> PROBLEM REQUIREMENTS:
Copy nothing but the text: reproduce each line of the listing exactly and leave the pictures out.

** start SOURCE DATA **

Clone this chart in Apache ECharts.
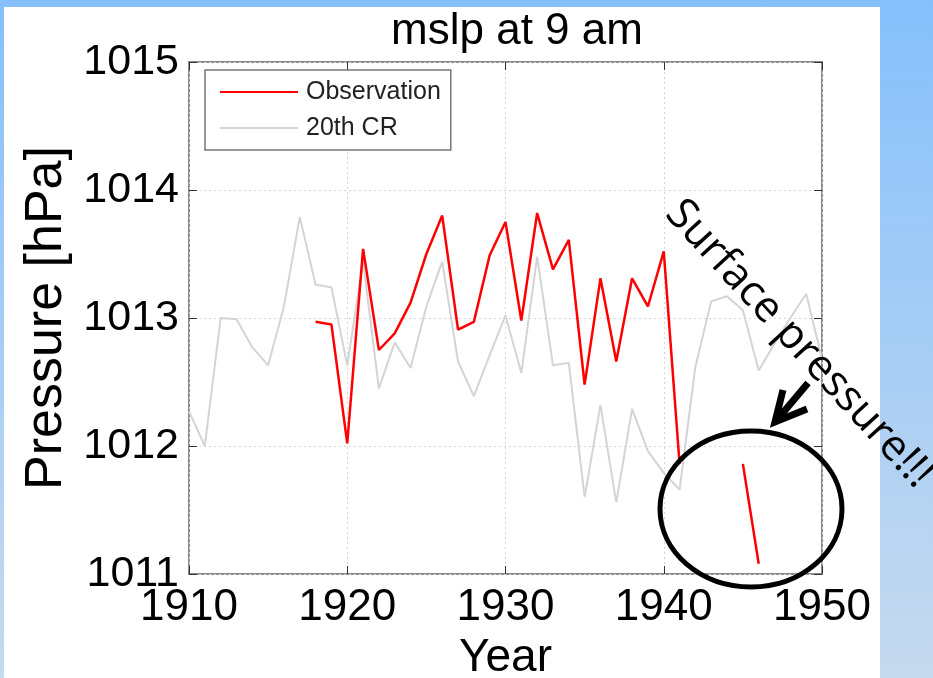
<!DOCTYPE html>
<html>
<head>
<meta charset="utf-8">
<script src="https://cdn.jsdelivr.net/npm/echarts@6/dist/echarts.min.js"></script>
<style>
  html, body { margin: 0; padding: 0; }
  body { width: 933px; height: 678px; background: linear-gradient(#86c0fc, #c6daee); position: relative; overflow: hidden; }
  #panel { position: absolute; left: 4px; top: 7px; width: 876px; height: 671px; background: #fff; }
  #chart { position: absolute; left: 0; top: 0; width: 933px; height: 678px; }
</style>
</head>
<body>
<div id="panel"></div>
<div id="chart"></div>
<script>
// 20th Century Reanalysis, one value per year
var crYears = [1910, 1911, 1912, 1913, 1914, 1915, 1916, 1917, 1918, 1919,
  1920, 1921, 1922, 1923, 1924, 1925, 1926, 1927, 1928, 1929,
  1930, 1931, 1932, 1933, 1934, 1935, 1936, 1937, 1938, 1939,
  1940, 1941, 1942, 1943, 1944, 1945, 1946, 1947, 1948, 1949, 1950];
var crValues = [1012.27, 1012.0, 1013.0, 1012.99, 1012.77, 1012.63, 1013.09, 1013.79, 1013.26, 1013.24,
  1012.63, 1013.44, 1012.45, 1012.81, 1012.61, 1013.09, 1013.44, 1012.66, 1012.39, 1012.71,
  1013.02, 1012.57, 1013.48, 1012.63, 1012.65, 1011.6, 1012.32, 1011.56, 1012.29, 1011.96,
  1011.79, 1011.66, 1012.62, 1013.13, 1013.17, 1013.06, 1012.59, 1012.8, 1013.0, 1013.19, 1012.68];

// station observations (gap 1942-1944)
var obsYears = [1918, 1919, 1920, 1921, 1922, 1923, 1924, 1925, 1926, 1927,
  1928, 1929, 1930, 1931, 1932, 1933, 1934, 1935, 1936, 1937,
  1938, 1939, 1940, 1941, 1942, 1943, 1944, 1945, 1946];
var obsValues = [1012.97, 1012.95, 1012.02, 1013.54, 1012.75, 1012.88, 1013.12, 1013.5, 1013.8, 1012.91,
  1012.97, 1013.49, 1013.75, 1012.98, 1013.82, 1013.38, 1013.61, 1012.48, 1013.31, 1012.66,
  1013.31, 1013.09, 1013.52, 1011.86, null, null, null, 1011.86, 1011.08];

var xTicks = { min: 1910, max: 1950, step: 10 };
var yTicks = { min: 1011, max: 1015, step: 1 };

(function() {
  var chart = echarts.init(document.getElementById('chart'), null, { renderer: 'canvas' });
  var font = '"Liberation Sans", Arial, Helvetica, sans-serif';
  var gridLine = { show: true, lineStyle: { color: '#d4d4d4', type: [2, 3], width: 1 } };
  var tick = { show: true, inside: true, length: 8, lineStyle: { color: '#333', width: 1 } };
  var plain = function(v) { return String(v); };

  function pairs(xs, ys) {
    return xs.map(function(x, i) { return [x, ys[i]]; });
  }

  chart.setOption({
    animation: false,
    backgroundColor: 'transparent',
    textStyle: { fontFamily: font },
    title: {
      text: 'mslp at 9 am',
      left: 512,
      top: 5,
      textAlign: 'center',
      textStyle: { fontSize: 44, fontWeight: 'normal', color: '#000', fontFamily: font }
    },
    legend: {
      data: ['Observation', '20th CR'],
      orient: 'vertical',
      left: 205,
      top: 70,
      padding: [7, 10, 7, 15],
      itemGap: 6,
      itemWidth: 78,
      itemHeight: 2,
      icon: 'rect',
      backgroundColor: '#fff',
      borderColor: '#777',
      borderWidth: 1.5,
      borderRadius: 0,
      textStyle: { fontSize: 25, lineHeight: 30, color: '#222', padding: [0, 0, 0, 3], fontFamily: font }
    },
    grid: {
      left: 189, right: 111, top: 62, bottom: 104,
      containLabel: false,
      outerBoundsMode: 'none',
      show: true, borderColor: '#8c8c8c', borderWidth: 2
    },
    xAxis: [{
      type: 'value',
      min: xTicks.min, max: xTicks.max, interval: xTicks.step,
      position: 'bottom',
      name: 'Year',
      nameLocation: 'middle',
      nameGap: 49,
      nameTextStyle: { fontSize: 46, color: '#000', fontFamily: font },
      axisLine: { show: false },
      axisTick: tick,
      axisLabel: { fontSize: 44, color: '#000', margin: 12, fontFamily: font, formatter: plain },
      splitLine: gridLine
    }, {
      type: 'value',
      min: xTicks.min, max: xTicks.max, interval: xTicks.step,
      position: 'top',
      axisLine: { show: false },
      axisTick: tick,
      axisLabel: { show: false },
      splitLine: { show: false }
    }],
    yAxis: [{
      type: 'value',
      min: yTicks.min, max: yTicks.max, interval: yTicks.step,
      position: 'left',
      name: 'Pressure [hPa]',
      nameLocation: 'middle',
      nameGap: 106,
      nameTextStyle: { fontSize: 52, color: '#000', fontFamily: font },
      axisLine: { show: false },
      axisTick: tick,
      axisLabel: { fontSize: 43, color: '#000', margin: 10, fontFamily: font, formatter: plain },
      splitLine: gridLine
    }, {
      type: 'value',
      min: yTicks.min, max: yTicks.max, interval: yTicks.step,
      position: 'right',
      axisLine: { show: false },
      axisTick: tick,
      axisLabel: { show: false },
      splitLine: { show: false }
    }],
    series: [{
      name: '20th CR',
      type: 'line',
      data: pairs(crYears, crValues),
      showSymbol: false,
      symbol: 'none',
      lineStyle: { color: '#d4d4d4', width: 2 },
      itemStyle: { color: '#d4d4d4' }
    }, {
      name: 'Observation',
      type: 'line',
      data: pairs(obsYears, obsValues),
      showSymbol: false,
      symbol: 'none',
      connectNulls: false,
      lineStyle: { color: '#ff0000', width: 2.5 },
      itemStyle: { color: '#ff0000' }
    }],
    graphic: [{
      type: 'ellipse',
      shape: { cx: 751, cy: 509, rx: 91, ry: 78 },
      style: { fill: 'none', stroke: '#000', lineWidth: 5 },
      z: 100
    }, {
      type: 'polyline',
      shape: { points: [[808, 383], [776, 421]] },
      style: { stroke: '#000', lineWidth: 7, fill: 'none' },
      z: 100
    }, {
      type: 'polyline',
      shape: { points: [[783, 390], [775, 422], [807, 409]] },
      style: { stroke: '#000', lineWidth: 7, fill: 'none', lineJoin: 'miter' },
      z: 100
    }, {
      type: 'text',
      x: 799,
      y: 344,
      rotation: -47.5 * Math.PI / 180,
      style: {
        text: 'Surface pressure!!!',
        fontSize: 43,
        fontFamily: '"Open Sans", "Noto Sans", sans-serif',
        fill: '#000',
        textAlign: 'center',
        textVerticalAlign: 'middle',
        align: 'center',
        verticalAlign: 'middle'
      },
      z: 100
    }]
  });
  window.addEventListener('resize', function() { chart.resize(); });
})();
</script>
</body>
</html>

** end SOURCE DATA **

> ANSWER:
Clone this chart in Apache ECharts.
<!DOCTYPE html>
<html>
<head>
<meta charset="utf-8">
<script src="https://cdn.jsdelivr.net/npm/echarts@6/dist/echarts.min.js"></script>
<style>
  html, body { margin: 0; padding: 0; }
  body { width: 933px; height: 678px; background: linear-gradient(#86c0fc, #c6daee); position: relative; overflow: hidden; }
  #panel { position: absolute; left: 4px; top: 7px; width: 876px; height: 671px; background: #fff; }
  #chart { position: absolute; left: 0; top: 0; width: 933px; height: 678px; }
</style>
</head>
<body>
<div id="panel"></div>
<div id="chart"></div>
<script>
// 20th Century Reanalysis, one value per year
var crYears = [1910, 1911, 1912, 1913, 1914, 1915, 1916, 1917, 1918, 1919,
  1920, 1921, 1922, 1923, 1924, 1925, 1926, 1927, 1928, 1929,
  1930, 1931, 1932, 1933, 1934, 1935, 1936, 1937, 1938, 1939,
  1940, 1941, 1942, 1943, 1944, 1945, 1946, 1947, 1948, 1949, 1950];
var crValues = [1012.27, 1012.0, 1013.0, 1012.99, 1012.77, 1012.63, 1013.09, 1013.79, 1013.26, 1013.24,
  1012.63, 1013.44, 1012.45, 1012.81, 1012.61, 1013.09, 1013.44, 1012.66, 1012.39, 1012.71,
  1013.02, 1012.57, 1013.48, 1012.63, 1012.65, 1011.6, 1012.32, 1011.56, 1012.29, 1011.96,
  1011.79, 1011.66, 1012.62, 1013.13, 1013.17, 1013.06, 1012.59, 1012.8, 1013.0, 1013.19, 1012.68];

// station observations (gap 1942-1944)
var obsYears = [1918, 1919, 1920, 1921, 1922, 1923, 1924, 1925, 1926, 1927,
  1928, 1929, 1930, 1931, 1932, 1933, 1934, 1935, 1936, 1937,
  1938, 1939, 1940, 1941, 1942, 1943, 1944, 1945, 1946];
var obsValues = [1012.97, 1012.95, 1012.02, 1013.54, 1012.75, 1012.88, 1013.12, 1013.5, 1013.8, 1012.91,
  1012.97, 1013.49, 1013.75, 1012.98, 1013.82, 1013.38, 1013.61, 1012.48, 1013.31, 1012.66,
  1013.31, 1013.09, 1013.52, 1011.86, null, null, null, 1011.86, 1011.08];

var xTicks = { min: 1910, max: 1950, step: 10 };
var yTicks = { min: 1011, max: 1015, step: 1 };

(function() {
  var chart = echarts.init(document.getElementById('chart'), null, { renderer: 'canvas' });
  var font = '"Liberation Sans", Arial, Helvetica, sans-serif';
  var gridLine = { show: true, lineStyle: { color: '#d4d4d4', type: [2, 3], width: 1 } };
  var tick = { show: true, inside: true, length: 8, lineStyle: { color: '#333', width: 1 } };
  var plain = function(v) { return String(v); };

  function pairs(xs, ys) {
    return xs.map(function(x, i) { return [x, ys[i]]; });
  }

  chart.setOption({
    animation: false,
    backgroundColor: 'transparent',
    textStyle: { fontFamily: font },
    title: {
      text: 'mslp at 9 am',
      left: 512,
      top: 5,
      textAlign: 'center',
      textStyle: { fontSize: 44, fontWeight: 'normal', color: '#000', fontFamily: font }
    },
    legend: {
      data: ['Observation', '20th CR'],
      orient: 'vertical',
      left: 205,
      top: 70,
      padding: [7, 10, 7, 15],
      itemGap: 6,
      itemWidth: 78,
      itemHeight: 2,
      icon: 'rect',
      backgroundColor: '#fff',
      borderColor: '#777',
      borderWidth: 1.5,
      borderRadius: 0,
      textStyle: { fontSize: 25, lineHeight: 30, color: '#222', padding: [0, 0, 0, 3], fontFamily: font }
    },
    grid: {
      left: 189, right: 111, top: 62, bottom: 104,
      containLabel: false,
      outerBoundsMode: 'none',
      show: true, borderColor: '#8c8c8c', borderWidth: 2
    },
    xAxis: [{
      type: 'value',
      min: xTicks.min, max: xTicks.max, interval: xTicks.step,
      position: 'bottom',
      name: 'Year',
      nameLocation: 'middle',
      nameGap: 49,
      nameTextStyle: { fontSize: 46, color: '#000', fontFamily: font },
      axisLine: { show: false },
      axisTick: tick,
      axisLabel: { fontSize: 44, color: '#000', margin: 12, fontFamily: font, formatter: plain },
      splitLine: gridLine
    }, {
      type: 'value',
      min: xTicks.min, max: xTicks.max, interval: xTicks.step,
      position: 'top',
      axisLine: { show: false },
      axisTick: tick,
      axisLabel: { show: false },
      splitLine: { show: false }
    }],
    yAxis: [{
      type: 'value',
      min: yTicks.min, max: yTicks.max, interval: yTicks.step,
      position: 'left',
      name: 'Pressure [hPa]',
      nameLocation: 'middle',
      nameGap: 106,
      nameTextStyle: { fontSize: 52, color: '#000', fontFamily: font },
      axisLine: { show: false },
      axisTick: tick,
      axisLabel: { fontSize: 43, color: '#000', margin: 10, fontFamily: font, formatter: plain },
      splitLine: gridLine
    }, {
      type: 'value',
      min: yTicks.min, max: yTicks.max, interval: yTicks.step,
      position: 'right',
      axisLine: { show: false },
      axisTick: tick,
      axisLabel: { show: false },
      splitLine: { show: false }
    }],
    series: [{
      name: '20th CR',
      type: 'line',
      data: pairs(crYears, crValues),
      showSymbol: false,
      symbol: 'none',
      lineStyle: { color: '#d4d4d4', width: 2 },
      itemStyle: { color: '#d4d4d4' }
    }, {
      name: 'Observation',
      type: 'line',
      data: pairs(obsYears, obsValues),
      showSymbol: false,
      symbol: 'none',
      connectNulls: false,
      lineStyle: { color: '#ff0000', width: 2.5 },
      itemStyle: { color: '#ff0000' }
    }],
    graphic: [{
      type: 'ellipse',
      shape: { cx: 751, cy: 509, rx: 91, ry: 78 },
      style: { fill: 'none', stroke: '#000', lineWidth: 5 },
      z: 100
    }, {
      type: 'polyline',
      shape: { points: [[808, 383], [776, 421]] },
      style: { stroke: '#000', lineWidth: 7, fill: 'none' },
      z: 100
    }, {
      type: 'polyline',
      shape: { points: [[783, 390], [775, 422], [807, 409]] },
      style: { stroke: '#000', lineWidth: 7, fill: 'none', lineJoin: 'miter' },
      z: 100
    }, {
      type: 'text',
      x: 799,
      y: 344,
      rotation: -47.5 * Math.PI / 180,
      style: {
        text: 'Surface pressure!!!',
        fontSize: 43,
        fontFamily: '"Open Sans", "Noto Sans", sans-serif',
        fill: '#000',
        textAlign: 'center',
        textVerticalAlign: 'middle',
        align: 'center',
        verticalAlign: 'middle'
      },
      z: 100
    }]
  });
  window.addEventListener('resize', function() { chart.resize(); });
})();
</script>
</body>
</html>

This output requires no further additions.